A luxury yacht, a Picasso, a Madison Park condo, a 12 carat diamond and the rights to the movie ‘Dumb and Dumber To’ are among the assets that the US government is seeking to recover as part of its probe into funds allegedly diverted from Malaysia’s 1MDB sovereign wealth fund.
A US Justice Department filing, dated June 15, names Low Taek Jho, a Malaysian financier, among those affected by the action. Low, whose business interests range from hotels to mining, has been the subject of a probe by US authorities into the misappropriation of billions of dollars from the 1 Malaysia Development Berhad fund, a scandal which rocked Malaysia and sparked investigations in financial centres around the world.

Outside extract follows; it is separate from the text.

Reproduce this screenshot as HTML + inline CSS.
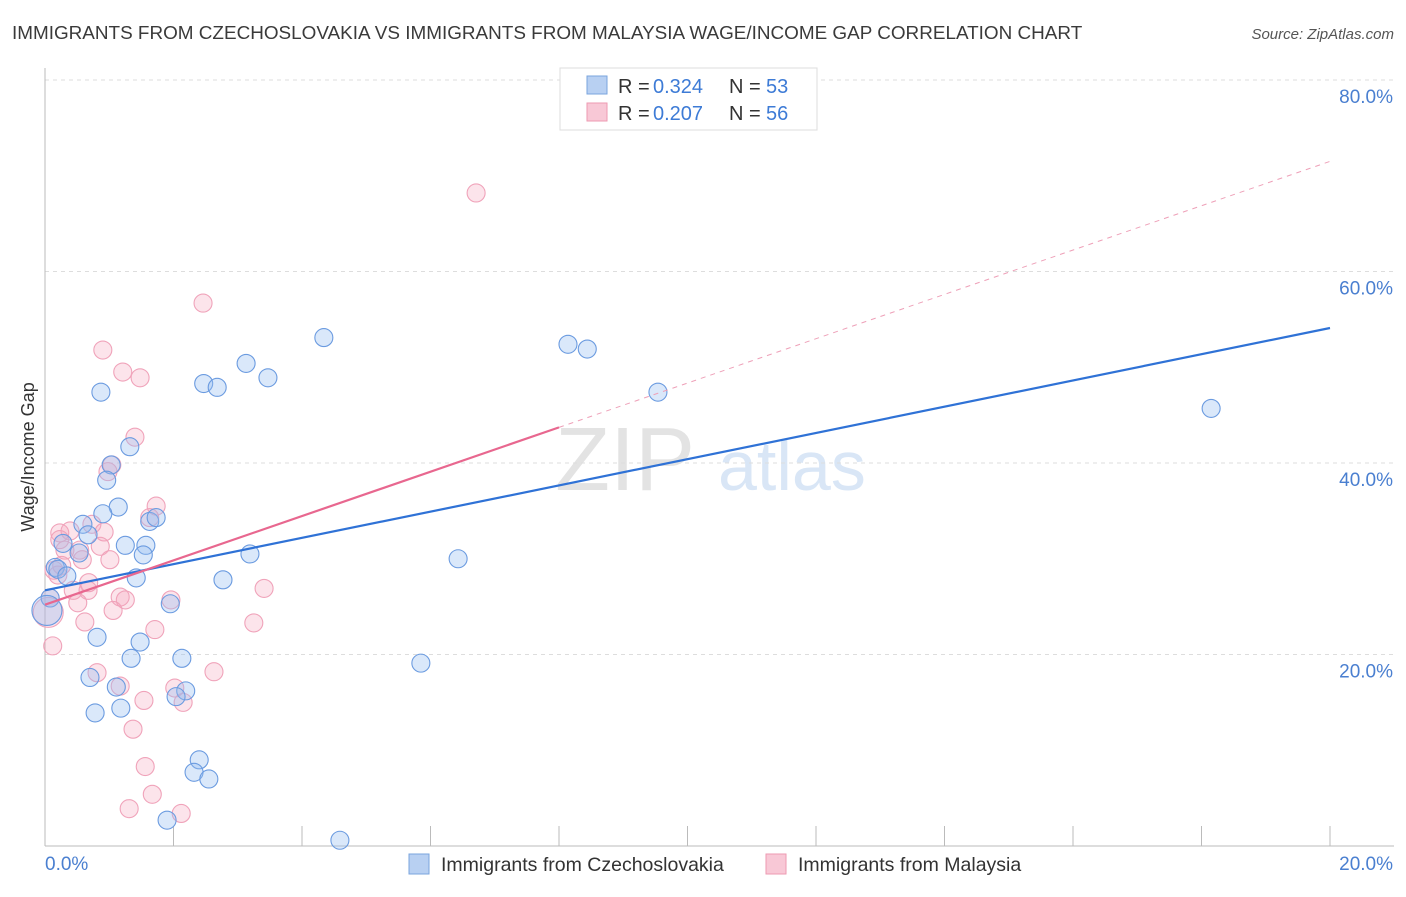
<!DOCTYPE html>
<html><head><meta charset="utf-8"><style>
body{margin:0;background:#fff;font-family:"Liberation Sans",sans-serif;}
svg text{font-family:"Liberation Sans",sans-serif;}
</style></head><body>
<svg id="chart" width="1406" height="892" xmlns="http://www.w3.org/2000/svg">
<text x="12" y="39" font-size="18.9" fill="#3a3a3a">IMMIGRANTS FROM CZECHOSLOVAKIA VS IMMIGRANTS FROM MALAYSIA WAGE/INCOME GAP CORRELATION CHART</text>
<text x="1394" y="39" font-size="15" fill="#555" text-anchor="end" font-style="italic">Source: ZipAtlas.com</text>
<text transform="translate(34,457) rotate(-90)" font-size="18" fill="#333" text-anchor="middle">Wage/Income Gap</text>
<g>
<text x="555" y="490" font-size="90" fill="#d8d8d8" font-family="Liberation Serif,serif" opacity="0.7">ZIP</text>
<text x="718" y="490" font-size="70" fill="#c9dcf3" opacity="0.7">atlas</text>
</g>
<g id="grid"></g>
<g id="axes"></g>
<g id="pts"></g>
<g id="lines"></g>
<g>
<rect x="560" y="68" width="257" height="62" fill="#fff" stroke="#ddd"/>
<rect x="587" y="76" width="20" height="18" fill="#b8d0f2" stroke="#7aa4de"/>
<text x="618" y="93" font-size="20" fill="#333">R =</text><text x="653" y="93" font-size="20" fill="#3d7bd6">0.324</text>
<text x="729" y="93" font-size="20" fill="#333">N =</text><text x="766" y="93" font-size="20" fill="#3d7bd6">53</text>
<rect x="587" y="103" width="20" height="18" fill="#f8c8d6" stroke="#ee9ab2"/>
<text x="618" y="120" font-size="20" fill="#333">R =</text><text x="653" y="120" font-size="20" fill="#3d7bd6">0.207</text>
<text x="729" y="120" font-size="20" fill="#333">N =</text><text x="766" y="120" font-size="20" fill="#3d7bd6">56</text>
</g>
<g>
<rect x="409" y="854" width="20" height="20" fill="#b8d0f2" stroke="#7aa4de"/>
<text x="441" y="871" font-size="19.5" fill="#333">Immigrants from Czechoslovakia</text>
<rect x="766" y="854" width="20" height="20" fill="#f8c8d6" stroke="#ee9ab2"/>
<text x="798" y="871" font-size="19.5" fill="#333">Immigrants from Malaysia</text>
</g>
</svg>
<script>
const yTicks=[20,40,60,80];
const yTickLabels=["20.0%","40.0%","60.0%","80.0%"];
const xTicks=[0,2,4,6,8,10,12,14,16,18,20];
const czX=[0.87,2.47,2.68,3.13,3.47,4.34,8.14,8.44,9.54,18.15,1.32,1.03,0.96,1.14,0.90,0.59,1.63,1.73,0.67,0.28,1.25,1.57,0.53,1.53,3.19,6.43,0.16,0.20,0.34,1.42,2.77,0.08,1.95,0.81,1.48,1.34,2.13,5.85,0.70,1.11,2.19,2.04,1.18,0.78,2.40,2.32,2.55,1.90,4.59,0.03];
const czY=[47.4,48.3,47.9,50.4,48.9,53.1,52.4,51.9,47.4,45.7,41.7,39.8,38.2,35.4,34.7,33.6,33.9,34.3,32.5,31.6,31.4,31.4,30.6,30.4,30.5,30.0,29.1,28.9,28.2,28.0,27.8,25.9,25.3,21.8,21.3,19.6,19.6,19.1,17.6,16.6,16.2,15.6,14.4,13.9,9.0,7.7,7.0,2.7,0.6,24.6];
const myX=[6.71,2.46,0.90,1.21,1.48,1.40,1.04,0.98,1.73,1.63,0.73,0.23,0.39,0.92,0.23,0.31,0.86,0.54,1.01,0.58,0.26,0.14,0.20,0.68,0.67,0.44,1.17,1.25,0.08,0.51,1.96,3.41,1.06,0.62,1.71,3.25,0.12,0.81,2.63,1.17,2.02,1.54,2.15,1.37,1.56,1.67,2.12,1.31,0.05];
const myY=[68.2,56.7,51.8,49.5,48.9,42.7,39.8,39.1,35.5,34.3,33.6,32.7,32.9,32.8,32.0,30.9,31.3,30.9,29.9,29.9,29.3,28.8,28.3,27.5,26.7,26.7,26.0,25.7,25.9,25.4,25.7,26.9,24.6,23.4,22.6,23.3,20.9,18.1,18.2,16.7,16.5,15.2,15.0,12.2,8.3,5.4,3.4,3.9,24.4];
const czTrend=[26.7,54.1];
const myTrend=[25.2,71.5];
const NS="http://www.w3.org/2000/svg";
const X=v=>45+v*64.25, Y=v=>846-v*9.575;
function mk(p,t,a){const e=document.createElementNS(NS,t);for(const k in a)e.setAttribute(k,a[k]);p.appendChild(e);return e;}
const grid=document.getElementById('grid'),axes=document.getElementById('axes'),pts=document.getElementById('pts'),lines=document.getElementById('lines');
yTicks.forEach((t,i)=>{
 const l=mk(grid,'line',{x1:45,x2:1394,y1:Y(t),y2:Y(t),stroke:'#ddd','stroke-dasharray':'4,4'});
 
 
 const tx=mk(axes,'text',{x:1393,y:Y(t)+23,'font-size':19,fill:'#4a7fd0','text-anchor':'end'});tx.textContent=yTickLabels[i];
 
 
});
mk(axes,'line',{x1:45,x2:45,y1:68,y2:846,stroke:'#bbb'});
mk(axes,'line',{x1:45,x2:1394,y1:846,y2:846,stroke:'#bbb'});
xTicks.forEach(t=>{if(t>0){const l=mk(axes,'line',{x1:X(t),x2:X(t),y1:826,y2:846,stroke:'#bbb'});
 
 }});
let a=mk(axes,'text',{x:45,y:870,'font-size':19,fill:'#4a7fd0'});a.textContent='0.0%';


a=mk(axes,'text',{x:1393,y:870,'font-size':19,fill:'#4a7fd0','text-anchor':'end'});a.textContent='20.0%';


function dots(xs,ys,fill,stroke,name){xs.forEach((x,i)=>{const big=i===xs.length-1;
 const c=mk(pts,'circle',{cx:X(x),cy:Y(ys[i]),r:big?15:9,fill:fill,stroke:stroke,'stroke-width':1.1});
 
 });}
dots(myX,myY,'rgba(245,165,188,0.3)','#f0a3ba','point-malaysia');
dots(czX,czY,'rgba(150,190,240,0.35)','#6b9be0','point-czechoslovakia');
let L=mk(lines,'line',{x1:X(0),y1:Y(czTrend[0]),x2:X(20),y2:Y(czTrend[1]),stroke:'#2f72d6','stroke-width':2.2});


const myAt=v=>myTrend[0]+(myTrend[1]-myTrend[0])*v/20;
L=mk(lines,'line',{x1:X(0),y1:Y(myTrend[0]),x2:X(8),y2:Y(myAt(8)),stroke:'#e8678f','stroke-width':2.2});


L=mk(lines,'line',{x1:X(8),y1:Y(myAt(8)),x2:X(20),y2:Y(myTrend[1]),stroke:'#eea0b8','stroke-width':1,'stroke-dasharray':'5,5'});


</script>
</body></html>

The Justice Department filing seeks to reclaim assets including 2.5 million shares in Palantir Technologies, a framed poster for the 1927 Fritz Lang film ‘Metropolis’, the Diane Arbus photograph ‘Boy with the Toy Hand Grenade’, as well as gold and diamond jewellery, Picasso’s ‘Nature Morte au Crane de Taureau’, and The Equanimity, a 300ft luxury yacht.
The DoJ filing alleges that Low used funds diverted from a 2013 bond issue by 1MDB, and a loan issued by Deutsche Bank, to acquire the boat.
'Between January 7, 2014, and June 3, 2014, over $250 million in funds diverted from 1MDB was funneled into the World View Account in four major tranches for the purpose of acquiring and maintaining The Equanimity,' the filing reads.
According to its builders, the yacht, which was delivered in 2014, has nine cabins, including four VIP staterooms, and can carry a crew of 28. Among its amenities are a 20m pool, a private hot tub, a movie theatre, Turkish bath and helipad.
In previous filings, the US has sought the forfeiture of the rights to the movie ‘The Wolf of Wall Street’, property in California, New York and London, and a Van Gogh.
In May, the Monetary Authority of Singapore announced that its two-year review into 1MDB transactions via banks in the city-state had resulted in regulatory actions against a number of institutions, including Credit Suisse and UOB, and to prohibition orders against a number of individuals.